SET PROBLEM — Using the records that follow, reproduce exactly the lines starting at the line containing "Emit a Python" and ending at the line containing "colors = ['#4197b0', '#92c3d3']". Include both end lines and no pictures.

[BEGIN DATASET ROWS]

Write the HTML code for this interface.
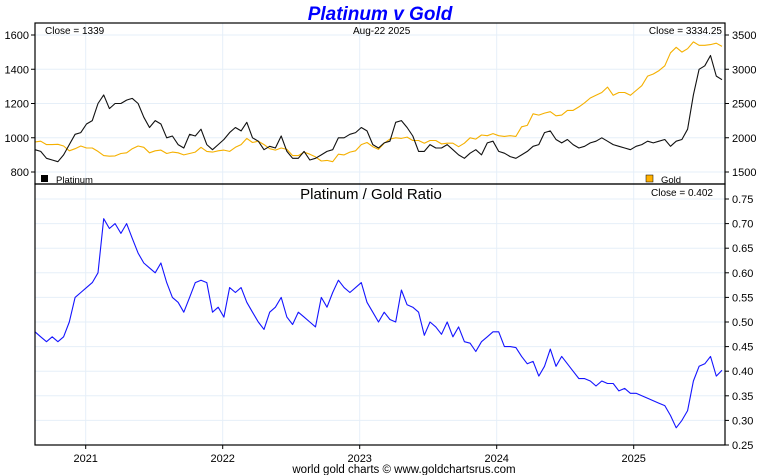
<!DOCTYPE html>
<html><head><meta charset="utf-8"><style>
html,body{margin:0;padding:0;background:#fff;}
svg{display:block;font-family:"Liberation Sans",Arial,sans-serif;}
</style></head><body>
<svg id="chart" width="760" height="475" viewBox="0 0 760 475" xml:space="preserve">
<text x="380" y="20" text-anchor="middle" font-size="19" font-weight="bold" font-style="italic" fill="#0000ff">Platinum v Gold</text>
<g id="grid"></g>
<g id="series"></g>
<g id="axes"></g>
<text x="45" y="34" font-size="10">Close = 1339</text>
<text x="353" y="34" font-size="10">Aug-22  2025</text>
<text x="722" y="34" font-size="10" text-anchor="end">Close = 3334.25</text>
<rect x="41" y="175" width="7" height="7" fill="#000"/>
<text x="56" y="183" font-size="9.5">Platinum</text>
<rect x="646" y="175" width="7" height="7" fill="#ffb000" stroke="#000" stroke-width="0.5"/>
<text x="661" y="183" font-size="9.5">Gold</text>
<text x="371" y="199" font-size="15" text-anchor="middle">Platinum  /  Gold Ratio</text>
<text x="713" y="196" font-size="10" text-anchor="end">Close = 0.402</text>
<text x="404" y="473" font-size="11.5" text-anchor="middle">world gold charts © www.goldchartsrus.com</text>
</svg>
<script>
const years = ["2021","2022","2023","2024","2025"];
const platTicks = [800,1000,1200,1400,1600];
const goldTicks = [1500,2000,2500,3000,3500];
const ratioTicks = [0.25,0.30,0.35,0.40,0.45,0.50,0.55,0.60,0.65,0.70,0.75];
const gold = [1940,1950,1900,1900,1905,1880,1810,1840,1880,
1850,1850,1800,1740,1730,1735,1770,1780,1840,1880,1860,1780,1810,1820,1770,1790,1780,1750,1770,1790,1860,1800,1790,1810,
1820,1800,1860,1900,1990,1930,1950,1900,1840,1820,1850,1830,1740,1740,1790,1760,1720,1660,1670,1650,1760,1750,1790,1810,
1900,1930,1870,1830,1920,1980,2000,1990,2010,1960,1960,1920,1960,1960,1910,1920,1920,1870,1920,2000,1980,2040,2030,2060,
2030,2020,2030,2020,2160,2180,2350,2330,2360,2380,2320,2330,2400,2400,2450,2510,2580,2620,2660,2740,2620,2660,2660,2620,
2690,2760,2900,2930,2980,3050,3240,3320,3250,3300,3400,3350,3350,3360,3380,3334];
const platinum = [930,920,880,870,860,900,960,1020,1030,
1080,1100,1200,1250,1170,1200,1200,1220,1230,1200,1120,1060,1100,1080,1000,1010,960,940,1020,1010,1050,960,930,960,
990,1030,1060,1040,1090,1000,980,930,950,940,1010,920,880,880,920,870,880,900,920,930,1000,1000,1020,1030,
1060,1040,960,940,970,980,1090,1100,1060,1010,920,920,960,940,940,960,930,900,880,910,930,900,970,980,
920,910,890,880,900,920,950,960,1030,1040,990,970,990,960,940,950,970,980,1000,980,960,950,940,930,
950,960,980,970,980,990,950,980,990,1050,1250,1400,1420,1480,1360,1339];
const ratio = [0.48,0.47,0.46,0.47,0.46,0.47,
0.50,0.55,0.56,0.57,0.58,0.60,
0.71,0.69,0.70,0.68,0.70,0.67,
0.64,0.62,0.61,0.60,0.62,0.58,
0.55,0.54,0.52,0.55,0.58,0.585,
0.58,0.52,0.53,0.51,0.57,0.56,
0.57,0.54,0.52,0.50,0.485,0.52,
0.53,0.55,0.51,0.495,0.52,0.51,
0.50,0.49,0.55,0.53,0.56,0.585,
0.57,0.56,0.57,0.58,0.54,0.52,
0.50,0.52,0.505,0.50,0.565,0.535,
0.53,0.52,0.473,0.50,0.49,0.475,
0.50,0.47,0.49,0.46,0.457,0.44,
0.46,0.47,0.48,0.48,0.45,0.45,
0.448,0.43,0.415,0.42,0.39,0.41,
0.445,0.41,0.43,0.415,0.40,0.385,
0.385,0.38,0.37,0.38,0.375,0.375,
0.36,0.365,0.355,0.355,0.35,0.345,
0.34,0.335,0.33,0.31,0.285,0.30,
0.32,0.38,0.41,0.415,0.43,0.39,
0.402];

const NS="http://www.w3.org/2000/svg";
const L=35,R=725,T1=23,B1=184,B2=445;
const xIdx=i=>L+i*(687/120);
const xYear=k=>85.7+k*137;
const yPlat=v=>35+(1600-v)/200*34.25;
const yGold=v=>35+(3500-v)/500*34.25;
const yRatio=v=>199+(0.75-v)/0.05*24.6;
function mk(tag,attrs,parent){const e=document.createElementNS(NS,tag);for(const k in attrs)e.setAttribute(k,attrs[k]);parent.appendChild(e);return e;}
const grid=document.getElementById('grid'),series=document.getElementById('series'),axes=document.getElementById('axes');
const gc="#e6eff8";
platTicks.forEach(v=>{const l=mk('line',{x1:L,x2:R,y1:yPlat(v),y2:yPlat(v),stroke:gc},grid);

});
ratioTicks.forEach(v=>{const l=mk('line',{x1:L,x2:R,y1:yRatio(v),y2:yRatio(v),stroke:gc},grid);

});
years.forEach((y,k)=>{const l=mk('line',{x1:xYear(k),x2:xYear(k),y1:T1,y2:B2,stroke:gc},grid);

});
function line(arr,fy,color,name){const d=arr.map((v,i)=>(i?'L':'M')+xIdx(i).toFixed(1)+','+fy(v).toFixed(1)).join('');
const p=mk('path',{d:d,fill:'none',stroke:color,'stroke-width':1.1,'stroke-linejoin':'round'},series);

}
line(gold,yGold,'#f5b000','gold-line');
line(platinum,yPlat,'#111','platinum-line');
line(ratio,yRatio,'#1414ff','ratio-line');
const f1=mk('rect',{x:L,y:T1,width:R-L,height:B1-T1,fill:'none',stroke:'#000','stroke-width':1.2},axes);


const f2=mk('rect',{x:L,y:B1,width:R-L,height:B2-B1,fill:'none',stroke:'#000','stroke-width':1.2},axes);


platTicks.forEach(v=>{mk('line',{x1:L-4,x2:L,y1:yPlat(v),y2:yPlat(v),stroke:'#000'},axes);
const t=mk('text',{x:L-6,y:yPlat(v)+4,'font-size':11,'text-anchor':'end'},axes);t.textContent=v;

});
goldTicks.forEach(v=>{mk('line',{x1:R,x2:R+4,y1:yGold(v),y2:yGold(v),stroke:'#000'},axes);
const t=mk('text',{x:R+7,y:yGold(v)+4,'font-size':11},axes);t.textContent=v;

});
ratioTicks.forEach(v=>{mk('line',{x1:R,x2:R+4,y1:yRatio(v),y2:yRatio(v),stroke:'#000'},axes);
const t=mk('text',{x:R+7,y:yRatio(v)+4,'font-size':11},axes);t.textContent=v.toFixed(2);

});
years.forEach((y,k)=>{mk('line',{x1:xYear(k),x2:xYear(k),y1:B2,y2:B2+4,stroke:'#000'},axes);
const t=mk('text',{x:xYear(k),y:462,'font-size':11,'text-anchor':'middle'},axes);t.textContent=y;

});
</script>
</body></html>
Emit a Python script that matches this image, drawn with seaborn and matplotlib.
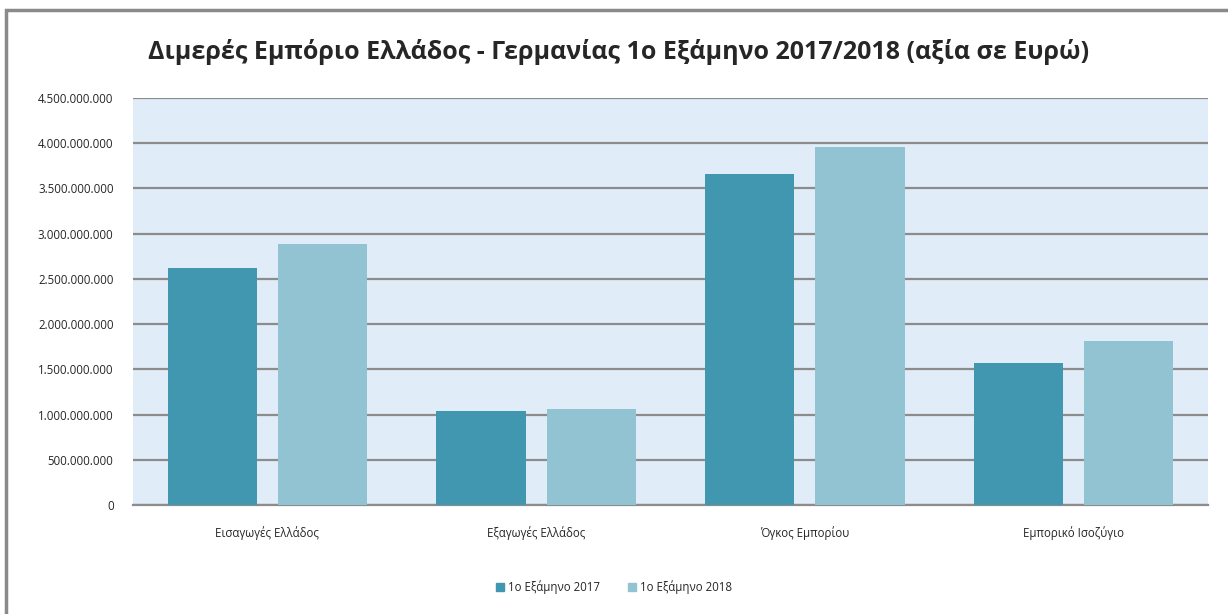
import matplotlib
matplotlib.use("Agg")
import matplotlib.pyplot as plt
import matplotlib.patches as mpatches
import seaborn as sns
import pandas as pd

categories = ['Εισαγωγές Ελλάδος', 'Εξαγωγές Ελλάδος', 'Όγκος Εμπορίου', 'Εμπορικό Ισοζύγιο']
series_names = ['1ο Εξάμηνο 2017', '1ο Εξάμηνο 2018']
values_2017 = [2620000000, 1040000000, 3665000000, 1575000000]
values_2018 = [2885000000, 1060000000, 3960000000, 1815000000]
y_ticks = [0, 500000000, 1000000000, 1500000000, 2000000000,
           2500000000, 3000000000, 3500000000, 4000000000, 4500000000]

df = pd.DataFrame({
    'category': categories * 2,
    'series': [series_names[0]] * 4 + [series_names[1]] * 4,
    'value': values_2017 + values_2018,
})

sns.set_theme(style='white')
plt.rcParams['font.family'] = ['Open Sans', 'DejaVu Sans']

colors = ['#4197b0', '#92c3d3']

fig = plt.figure(figsize=(12.28, 6.14), dpi=100)
fig.patch.set_facecolor('white')
# outer chart frame
fig.add_artist(mpatches.Rectangle((6 / 1228, -0.02), 1.05, (614 - 10) / 614 + 0.02,
                                  transform=fig.transFigure, fill=False,
                                  edgecolor='#8a8a8a', linewidth=2.5))

ax = fig.add_axes([133 / 1228, 109 / 614, 1075 / 1228, 407 / 614])
ax.set_facecolor('#e0ecf8')

sns.barplot(data=df, x='category', y='value', hue='series', palette=colors,
            width=0.82, gap=0.19, ax=ax, legend=False, saturation=1,
            linewidth=0, zorder=3)

ax.set_ylim(0, 4500000000)
ax.set_yticks(y_ticks)
ax.set_yticklabels([f'{v:,}'.replace(',', '.') for v in y_ticks])
ax.yaxis.grid(True, color='#8c8c8c', linewidth=1.6, zorder=1)
ax.set_axisbelow(True)
for s in ['left', 'right', 'top']:
    ax.spines[s].set_visible(False)
ax.spines['bottom'].set_color('#8c8c8c')
ax.spines['bottom'].set_linewidth(1.6)
ax.tick_params(axis='both', length=0, labelsize=8.3)
ax.tick_params(axis='x', pad=15)
ax.tick_params(axis='y', pad=14)
ax.set_xlabel('')
ax.set_ylabel('')

fig.text(0.504, 0.915, 'Διμερές Εμπόριο Ελλάδος - Γερμανίας 1ο Εξάμηνο 2017/2018 (αξία σε Ευρώ)',
         ha='center', va='center', fontsize=18, fontweight='bold')

handles = [mpatches.Patch(color=c, label=n) for c, n in zip(colors, series_names)]
fig.legend(handles=handles, loc='center', bbox_to_anchor=(0.5, 0.044), ncol=2,
           frameon=False, fontsize=8.3, handlelength=0.7, handleheight=0.7,
           handletextpad=0.3, columnspacing=2.5)

fig.savefig('out.png', dpi=100)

[END DATASET ROWS]

REPLY —
Emit a Python script that matches this image, drawn with seaborn and matplotlib.
import matplotlib
matplotlib.use("Agg")
import matplotlib.pyplot as plt
import matplotlib.patches as mpatches
import seaborn as sns
import pandas as pd

categories = ['Εισαγωγές Ελλάδος', 'Εξαγωγές Ελλάδος', 'Όγκος Εμπορίου', 'Εμπορικό Ισοζύγιο']
series_names = ['1ο Εξάμηνο 2017', '1ο Εξάμηνο 2018']
values_2017 = [2620000000, 1040000000, 3665000000, 1575000000]
values_2018 = [2885000000, 1060000000, 3960000000, 1815000000]
y_ticks = [0, 500000000, 1000000000, 1500000000, 2000000000,
           2500000000, 3000000000, 3500000000, 4000000000, 4500000000]

df = pd.DataFrame({
    'category': categories * 2,
    'series': [series_names[0]] * 4 + [series_names[1]] * 4,
    'value': values_2017 + values_2018,
})

sns.set_theme(style='white')
plt.rcParams['font.family'] = ['Open Sans', 'DejaVu Sans']

colors = ['#4197b0', '#92c3d3']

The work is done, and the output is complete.